Crawford Jr. said security footage of the shooting and the time leading up to it – which he and family lawyer, Michael Wright, have viewed – shows that his son was standing in an aisle of the pet department holding the air rifle with his left hand with the barrel pointing to the floor. Crawford III was talking on his cell phone to Johnson with his back to the officers when he was shot, his father said.
"The footage we saw, he didn't know the officers were in the store. There was no reaction (from him) at all by the time the trigger was pulled," Crawford Jr. said.
"We were waiting to see him menacing, waving this thing in a threatening position with women or children. None of that happened from the footage we saw. He wasn't doing anything. He was just standing there. The final analysis is that my son was murdered."
"All this nonsense of (them saying) 'Put the weapon down' two or three times. There was no reaction from him. There couldn't have been a cadence given."
Ohio Attorney General Mike DeWine has refused to release the surveillance video to the public while the Ohio Bureau of Criminal Investigation (BCI), a branch of DeWine's office, investigates the shooting to determine if Beavercreek Officers Sean Williams or Sgt. David Darkow broke the law.
Wright said the coroner has told him that Crawford III was shot twice. The final autopsy report has not been completed. Crawford Jr. said the family has not been told which of the two officers shot his son. Williams remains off duty, while Darkow has returned to work.
The Greene County prosecutor has asked for a special prosecutor to avoid any appearance of a possible conflict of interest because DeWine – whose office would typically prosecute the case – used to be Green County prosecutor and his daughter now is an assistant prosecutor there.
Assistant Hamilton County Prosecutor Mark Piepmeier is now leading the prosecution team as special prosecutor. Wright has asked the U.S. Attorney's Office to take over the investigation and look into potential civil rights violation. He wants DeWine off the case altogether, saying DeWine is too close to people at the center of the investigation. It's a demand DeWine has refused.
DeWine's spokesman Dan Tierney said there's no conflict because DeWine is not directly involved in the investigation.
Beavercreek police officials asked for BCI to investigate the shooting because it was a conflict for them to fairly investigate their own officers, Tierney said. Greene County Prosecutor Stephen Haller sought a special prosecutor from the attorney general's office, but DeWine suggested Piepmeier because of his experience in prosecuting use of force cases.
Taking the investigation away from BCI and handing it over to another agency would cause a delay because the new agency would have to start from scratch, Tierney said.
"Our goal is to do a very thorough investigation but to make sure it is concluded in a compressed length of time to allow closure to the family," he said.
Crawford Jr. thinks that race played a factor in the shooting.
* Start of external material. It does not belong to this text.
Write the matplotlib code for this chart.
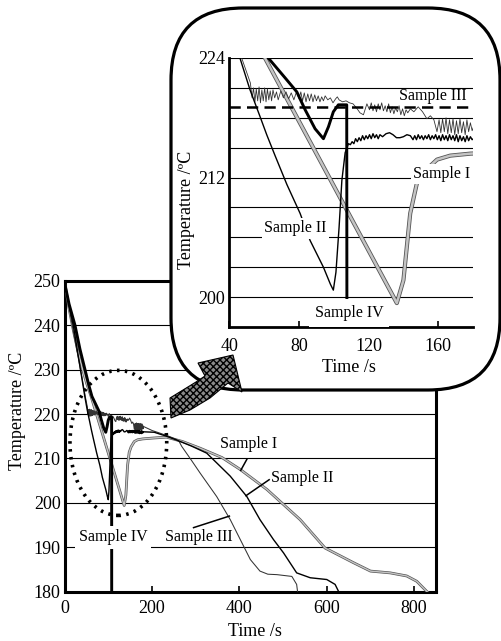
import numpy as np
import matplotlib.pyplot as plt
from matplotlib.patches import FancyBboxPatch, Ellipse, Polygon

plt.rcParams['font.family'] = ['Liberation Serif', 'DejaVu Serif']
plt.rcParams['font.size'] = 13

# --- DATA ---
# Sample I (grey double line)
t_s1 = [0, 10, 20, 30, 40, 50, 60.4, 136.2, 140, 143.9, 147.7, 152, 159.3, 166.9,
        178.4, 203, 233, 270, 310, 360, 402, 463, 539, 596, 661, 700, 745, 783,
        806, 829, 840]
T_s1 = [249.5, 243.8, 238.8, 234.3, 230.4, 227.0, 224.0, 199.4, 201.7, 208.4, 211.4,
        212.6, 213.8, 214.2, 214.4, 214.6, 214.8, 213.8, 212.3, 210.2, 207.5, 203.0,
        196.2, 189.8, 186.5, 184.6, 184.2, 183.5, 182.3, 180.0, 179.0]

# Sample II (black line)
t_s2 = [0, 20, 46, 51.8, 57.6, 61.4, 66.2, 73, 80.6, 86.3, 94, 98, 99.7, 101.2, 103,
        104.6, 106.5, 108.4,
        109.5, 110.5, 111.5, 112.5, 113.5, 114.5, 115.5, 116.5, 117.5, 118.5, 119.5,
        120.5, 121.5, 122.5, 123.5, 124.5, 125.5, 126.5, 128, 130, 132, 134, 136, 138,
        140, 142, 144, 145.5, 146.5, 147.5, 148.5, 149.5, 150.5, 151.5, 152.5, 153.5,
        154.5, 155.5, 156.5, 157.5, 158.5, 159.5, 160.5, 161.5, 162.5, 163.5, 164.5,
        165.5, 166.5, 167.5, 168.5, 169.5, 170.5, 171.5, 172.5, 173.5, 174.5, 175.5,
        176.5, 177.5, 178.5, 179.5, 181,
        205, 233, 260, 290, 325, 350, 379, 417, 447, 478, 501, 531, 562, 600, 619,
        627, 630]
T_s2 = [249.5, 239.8, 224.0, 220.8, 218.1, 216.3, 214.2, 211.3, 208.4, 205.7, 203.0,
        201.3, 200.7, 202.5, 207.0, 211.7, 214.5, 215.4,
        215.3, 215.6, 215.4, 215.9, 215.6, 216.0, 215.7, 216.2, 215.8, 216.2, 215.9,
        216.3, 215.9, 216.4, 216.0, 216.3, 215.9, 216.3, 216.1, 216.4, 216.5, 216.3,
        216.0, 216.0, 216.1, 216.3, 216.2, 215.8, 216.2, 215.8, 216.3, 215.9, 216.2,
        215.8, 216.2, 215.9, 216.3, 215.8, 216.2, 215.9, 216.3, 215.8, 216.2, 215.7,
        216.3, 215.8, 216.2, 215.7, 216.3, 215.8, 216.2, 215.7, 216.3, 215.6, 216.2,
        215.7, 216.1, 215.6, 216.2, 215.7, 216.1, 215.8, 216.0,
        215.9, 215.0, 214.0, 212.8, 211.2, 208.8, 206.0, 201.4, 196.2, 191.7, 188.7,
        184.2, 183.1, 182.7, 181.6, 180.0, 179.0]

# Sample III (thin noisy line)
t_s3 = [0, 20, 40, 47, 52, 53, 53.8, 54.6, 55.4, 56.2, 57, 57.8, 58.6, 59.4, 60.2, 61,
        61.8, 62.6, 63.4, 64.2, 65, 66, 67, 68, 69.5, 71, 72.5, 74, 75.5, 77, 78.5, 80,
        81, 82, 83, 84, 85, 86, 87, 88, 89, 90, 91, 92, 93, 94, 95, 96.5, 98, 99.5, 101,
        102, 103, 105, 107, 109, 111, 113, 115, 117, 119, 120.5, 121.5, 122.5, 123.5,
        124.5, 125.5, 126.5, 127.5, 128.5, 129.5, 130.5, 131.5, 132.5, 133.5, 134.5,
        135.5, 136.5, 137.5, 138.5, 139.5, 140.5, 141.5, 142.5, 144, 146, 148.5, 151,
        153.5, 155.5, 157.5, 159.3, 160.5, 161.5, 162.5, 163.5, 164.5, 165.5, 166.5,
        167.5, 168.5, 169.5, 170.5, 171.5, 172.5, 173.5, 174.5, 175.5, 176.5, 177.5,
        178.5, 179.5, 180.5,
        200, 218, 241, 255, 262, 268, 290, 310, 330, 348, 379, 402, 425, 447, 465, 486,
        520, 531, 533, 535]
T_s3 = [249.5, 238.5, 228.0, 224.0, 221.5, 220.0, 221.0, 219.6, 220.9, 219.7, 221.1,
        219.5, 220.8, 219.7, 221.0, 219.6, 220.9, 219.8, 220.7, 219.7, 220.8, 220.0,
        220.6, 219.8, 220.7, 220.0, 220.6, 219.9, 220.5, 219.8, 220.6, 219.9, 220.6,
        219.7, 220.5, 219.6, 220.4, 219.7, 220.4, 219.6, 220.3, 219.7, 220.2, 219.6,
        220.1, 219.7, 220.2, 219.8, 220.0, 219.5, 219.9, 220.1, 219.8, 219.6, 219.7,
        219.5, 219.4, 219.0, 218.5, 218.3, 219.4, 218.8, 219.5, 218.7, 219.3, 218.6,
        219.4, 218.8, 219.5, 218.7, 219.2, 218.6, 219.4, 218.5, 219.1, 218.4, 219.0,
        218.6, 219.2, 218.3, 218.9, 218.2, 218.8, 218.5, 218.9, 218.6, 219.1, 218.6,
        217.9, 218.2, 217.8, 216.6, 217.8, 216.5, 217.9, 216.6, 218.0, 216.4, 217.8,
        216.5, 217.9, 216.3, 217.7, 216.4, 217.9, 216.5, 217.6, 216.3, 217.8, 216.6,
        217.5, 216.7, 217.2,
        216.3, 215.7, 214.9, 214.3, 213.8, 212.7, 209.6, 206.7, 203.9, 201.4, 196.2,
        191.7, 187.2, 184.6, 183.9, 183.8, 183.4, 181.6, 180.0, 179.0]

# Sample IV (thick black line)
t_s4 = [0, 10, 23.6, 35, 46.5, 55, 62.3, 72, 78.7, 83.5, 89.2, 94, 96.9, 99.7, 102.6,
        107.4, 107.6]
T_s4 = [249.5, 244.8, 240.0, 234.6, 230.0, 226.6, 224.0, 222.0, 220.6, 218.8, 216.9,
        215.9, 217.1, 218.6, 219.3, 219.3, 178.0]

main_yticks = [180, 190, 200, 210, 220, 230, 240, 250]
main_xticks = [0, 200, 400, 600, 800]
inset_yticks = [200, 203, 206, 209, 212, 215, 218, 221, 224]
inset_ylabels = ['200', '', '', '', '212', '', '', '', '224']
inset_xticks = [40, 80, 120, 160]
dashed_level = 219.05

W, H = 502, 641
fig = plt.figure(figsize=(W / 100, H / 100), dpi=100)


def draw_samples(ax, edge, core, thin):
    ax.plot(t_s1, T_s1, color='#555555', lw=edge, solid_joinstyle='round', zorder=3)
    ax.plot(t_s1, T_s1, color='#c4c4c4', lw=core, solid_joinstyle='round', zorder=3)
    ax.plot(t_s3, T_s3, color='#333333', lw=thin, zorder=4)
    ax.plot(t_s2, T_s2, color='black', lw=1.0, zorder=5)
    ax.plot(t_s4, T_s4, color='black', lw=2.1, zorder=6)


# --- main plot ---
ax = fig.add_axes([64.7 / W, 1 - 591.5 / H, (436 - 64.7) / W, (591.5 - 281) / H], zorder=1)
draw_samples(ax, 2.0, 1.0, 0.75)
ax.set_xlim(0, 850)
ax.set_ylim(180, 250)
ax.set_xticks(main_xticks)
ax.set_yticks(main_yticks)
for y in main_yticks[1:-1]:
    ax.axhline(y, color='black', lw=0.8, zorder=1)
for s in ax.spines.values():
    s.set_linewidth(2.2)
ax.tick_params(axis='x', direction='in', length=4, width=1.2, pad=6)
ax.tick_params(axis='y', length=0, pad=3)

ax.add_patch(Ellipse((122.8, 213.5), 221.5, 32.7, fill=False, color='black', lw=2.6,
                     linestyle=(0, (0.7, 1.5)), zorder=7))

bb = dict(facecolor='white', edgecolor='none', pad=2.5)
ax.text(110.8, 192.2, 'Sample IV', ha='center', va='center', fontsize=11.5, bbox=bb, zorder=8)
ax.text(308, 192.2, 'Sample III', ha='center', va='center', fontsize=11.5, zorder=8)
ax.plot([295, 377], [194.4, 197.0], color='black', lw=1.1, zorder=8)
ax.text(420.6, 213.2, 'Sample I', ha='center', va='center', fontsize=11.5, zorder=8)
ax.plot([417, 403], [209.8, 207.3], color='black', lw=1.1, zorder=8)
ax.text(543, 205.5, 'Sample II', ha='center', va='center', fontsize=11.5, zorder=8)
ax.plot([468, 415], [205.2, 201.6], color='black', lw=1.1, zorder=8)

fig.text(18 / W, 1 - 411 / H, 'Temperature /ºC', rotation=90, ha='center', va='center')
fig.text(255 / W, 1 - 632 / H, 'Time /s', ha='center', va='center')

# --- rounded box and arrow (pixel coordinates) ---
ov = fig.add_axes([0, 0, 1, 1], zorder=2)
ov.set_xlim(0, W)
ov.set_ylim(H, 0)
ov.set_facecolor('none')
ov.axis('off')
ov.add_patch(FancyBboxPatch((171, 8), 329, 382, boxstyle='round,pad=0,rounding_size=72',
                            facecolor='white', edgecolor='black', lw=2.3))
arrow_pts = [(170, 398), (183, 390), (196, 382), (205, 376), (198, 363), (233, 355),
             (242, 392), (228, 383), (210, 398), (190, 410), (171, 418)]
ov.add_patch(Polygon(arrow_pts, closed=True, facecolor='#8a8a8a', edgecolor='black',
                     hatch='xxxxx', lw=0.8))

# --- inset ---
ax2 = fig.add_axes([229.5 / W, 1 - 327 / H, (473 - 229.5) / W, (327 - 58) / H], zorder=3)
ax2.set_facecolor('none')
draw_samples(ax2, 3.0, 1.8, 0.6)
ax2.axhline(dashed_level, color='black', lw=1.8, linestyle=(0, (4.5, 2.5)), zorder=7)
ax2.set_xlim(40, 180)
ax2.set_ylim(197, 224)
ax2.set_yticks(inset_yticks)
ax2.set_yticklabels(inset_ylabels)
ax2.set_xticks(inset_xticks)
for y in inset_yticks:
    ax2.axhline(y, color='black', lw=0.8, zorder=1)
ax2.spines['top'].set_visible(False)
ax2.spines['right'].set_visible(False)
ax2.spines['left'].set_linewidth(2.0)
ax2.spines['bottom'].set_linewidth(2.0)
ax2.tick_params(axis='x', direction='in', length=4, width=1.2, pad=8)
ax2.tick_params(axis='y', length=0, pad=3)

ax2.text(157.1, 220.15, 'Sample III', ha='center', va='center', fontsize=11.5, zorder=8)
ax2.text(162.1, 212.35, 'Sample I', ha='center', va='center', fontsize=11.5,
         bbox=dict(facecolor='white', edgecolor='none', pad=1.5), zorder=8)
ax2.text(78, 206.9, 'Sample II', ha='center', va='center', fontsize=11.5,
         bbox=dict(facecolor='white', edgecolor='none', pad=2), zorder=8)
ax2.text(108.8, 198.4, 'Sample IV', ha='center', va='center', fontsize=11.5,
         bbox=dict(facecolor='white', edgecolor='none', pad=4), zorder=8)

fig.text(187 / W, 1 - 210 / H, 'Temperature /ºC', rotation=90, ha='center', va='center')
fig.text(349 / W, 1 - 367 / H, 'Time /s', ha='center', va='center')

fig.savefig('out.png', dpi=100)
"I think there would have been more tolerance. We are not inside the cop's head. But I would be not honest with you if I didn't (say) there was a little bit of racial undertone in this whole situation," Crawford Jr. said.
That's why Wright and the family are trying to get the U.S. Department of Justice involved in the investigation.
"We do believe there was a violation of his civil rights and that does have to do with race," Wright said.